(TASK OBJECTIVE)
Leave out every picture, then transcribe the rest of the listing exactly.
─── DATA LINES
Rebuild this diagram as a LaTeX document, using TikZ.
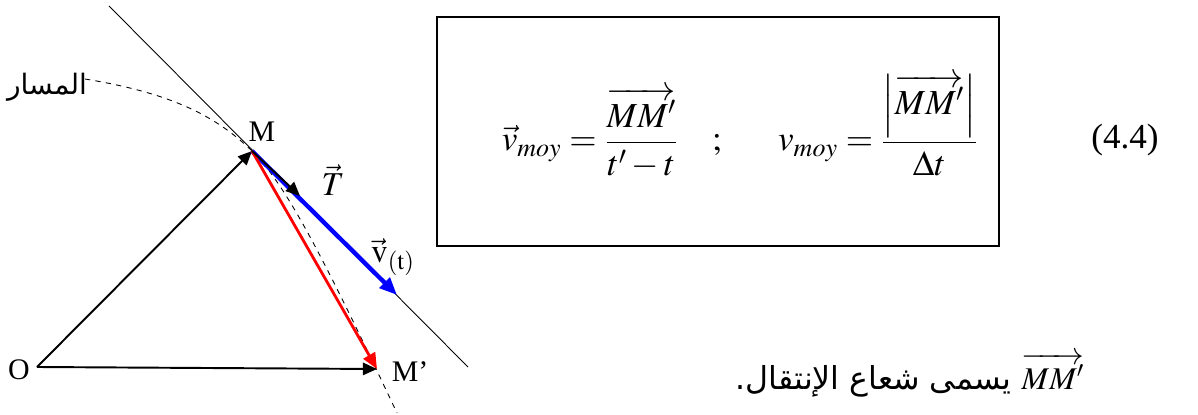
\documentclass[tikz,border=0pt]{standalone}
\usepackage{amsmath}
\usepackage{mathptmx}
\usepackage{fontspec}
\setmainfont{Liberation Serif}
\newfontfamily\arabicfont[Script=Arabic]{DejaVu Sans}
\TeXXeTstate=1
\usetikzlibrary{arrows.meta, positioning, calc}

\begin{document}
\begin{tikzpicture}[
  x=0.02cm, y=-0.02cm,
  font=\fontsize{17}{20}\selectfont,
  vec/.style={-{Triangle[length=8pt, width=7pt]}, line width=1.1pt},
  speed/.style={-{Triangle[length=10pt, width=8pt]}, line width=2.5pt, blue},
  displace/.style={-{Triangle[length=9pt, width=7.5pt]}, line width=1.6pt, red},
  arabic/.style={font=\fontsize{16}{20}\arabicfont},
  eq/.style={anchor=base, font=\fontsize{20}{24}\selectfont},
  box/.style={draw, line width=0.9pt, minimum width=11.24cm, minimum height=4.58cm}
]
\useasboundingbox (0,0) rectangle (1198,415);
% points
\coordinate (O) at (37,367);
\coordinate (M) at (252,151);
\coordinate (Mp) at (377,369);
\coordinate (tanA) at (109,6);
\coordinate (tanB) at (468,367);
\coordinate (Ttip) at (300,196);
\coordinate (vtip) at (397,295);
\coordinate (pathA) at (85,79);
\coordinate (pathB) at (397,413);
% labels
\node (lO) at (19,370) {O};
\node (lM) at (262,132) {M};
\node (lMp) at (410,372) {M’};
\node[font=\fontsize{19}{22}\selectfont] (lT) at (333,180) {$\vec{T}$};
\node[font=\fontsize{19}{22}\selectfont] (lv) at (393,257) {$\vec{\mathrm{v}}_{\mathrm{(t)}}$};
\node[arabic] (lpath) at (47,87) {\beginR المسار\endR};
% tangent and trajectory
\draw[line width=0.5pt] (tanA) -- (tanB);
\draw[dashed, line width=0.5pt] (pathA) .. controls (170,93) and (215,115) .. (M)
  .. controls (285,184) and (320,250) .. (pathB);
% vectors
\draw[vec] (O) -- (M);
\draw[vec] (O) -- (Mp);
\draw[speed] (M) -- (vtip);
\draw[displace] (M) -- (Mp);
\draw[vec] (M) -- (Ttip);
% formula
\node[box] (frame) at (718,131.5) {};
\node[eq] (eqA) at (590,151) {$\vec{v}_{moy} = \dfrac{\overrightarrow{MM'}}{t'-t}$};
\node[eq] (semi) at (717,151) {$;$};
\node[eq] (eqB) at (878,151) {$v_{moy} = \dfrac{\left|\overrightarrow{MM'}\right|}{\Delta t}$};
\node[eq] (num) at (1125,149) {(4.4)};
% sentence
\node[arabic, font=\fontsize{18}{22}\arabicfont] (note) at (910,375)
  {\beginR\beginL$\overrightarrow{MM'}$\endL{} يسمى شعاع الإنتقال.\endR};
\end{tikzpicture}
\end{document}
──────
(FINAL ANSWER)
Rebuild this diagram as a LaTeX document, using TikZ.
\documentclass[tikz,border=0pt]{standalone}
\usepackage{amsmath}
\usepackage{mathptmx}
\usepackage{fontspec}
\setmainfont{Liberation Serif}
\newfontfamily\arabicfont[Script=Arabic]{DejaVu Sans}
\TeXXeTstate=1
\usetikzlibrary{arrows.meta, positioning, calc}

\begin{document}
\begin{tikzpicture}[
  x=0.02cm, y=-0.02cm,
  font=\fontsize{17}{20}\selectfont,
  vec/.style={-{Triangle[length=8pt, width=7pt]}, line width=1.1pt},
  speed/.style={-{Triangle[length=10pt, width=8pt]}, line width=2.5pt, blue},
  displace/.style={-{Triangle[length=9pt, width=7.5pt]}, line width=1.6pt, red},
  arabic/.style={font=\fontsize{16}{20}\arabicfont},
  eq/.style={anchor=base, font=\fontsize{20}{24}\selectfont},
  box/.style={draw, line width=0.9pt, minimum width=11.24cm, minimum height=4.58cm}
]
\useasboundingbox (0,0) rectangle (1198,415);
% points
\coordinate (O) at (37,367);
\coordinate (M) at (252,151);
\coordinate (Mp) at (377,369);
\coordinate (tanA) at (109,6);
\coordinate (tanB) at (468,367);
\coordinate (Ttip) at (300,196);
\coordinate (vtip) at (397,295);
\coordinate (pathA) at (85,79);
\coordinate (pathB) at (397,413);
% labels
\node (lO) at (19,370) {O};
\node (lM) at (262,132) {M};
\node (lMp) at (410,372) {M’};
\node[font=\fontsize{19}{22}\selectfont] (lT) at (333,180) {$\vec{T}$};
\node[font=\fontsize{19}{22}\selectfont] (lv) at (393,257) {$\vec{\mathrm{v}}_{\mathrm{(t)}}$};
\node[arabic] (lpath) at (47,87) {\beginR المسار\endR};
% tangent and trajectory
\draw[line width=0.5pt] (tanA) -- (tanB);
\draw[dashed, line width=0.5pt] (pathA) .. controls (170,93) and (215,115) .. (M)
  .. controls (285,184) and (320,250) .. (pathB);
% vectors
\draw[vec] (O) -- (M);
\draw[vec] (O) -- (Mp);
\draw[speed] (M) -- (vtip);
\draw[displace] (M) -- (Mp);
\draw[vec] (M) -- (Ttip);
% formula
\node[box] (frame) at (718,131.5) {};
\node[eq] (eqA) at (590,151) {$\vec{v}_{moy} = \dfrac{\overrightarrow{MM'}}{t'-t}$};
\node[eq] (semi) at (717,151) {$;$};
\node[eq] (eqB) at (878,151) {$v_{moy} = \dfrac{\left|\overrightarrow{MM'}\right|}{\Delta t}$};
\node[eq] (num) at (1125,149) {(4.4)};
% sentence
\node[arabic, font=\fontsize{18}{22}\arabicfont] (note) at (910,375)
  {\beginR\beginL$\overrightarrow{MM'}$\endL{} يسمى شعاع الإنتقال.\endR};
\end{tikzpicture}
\end{document}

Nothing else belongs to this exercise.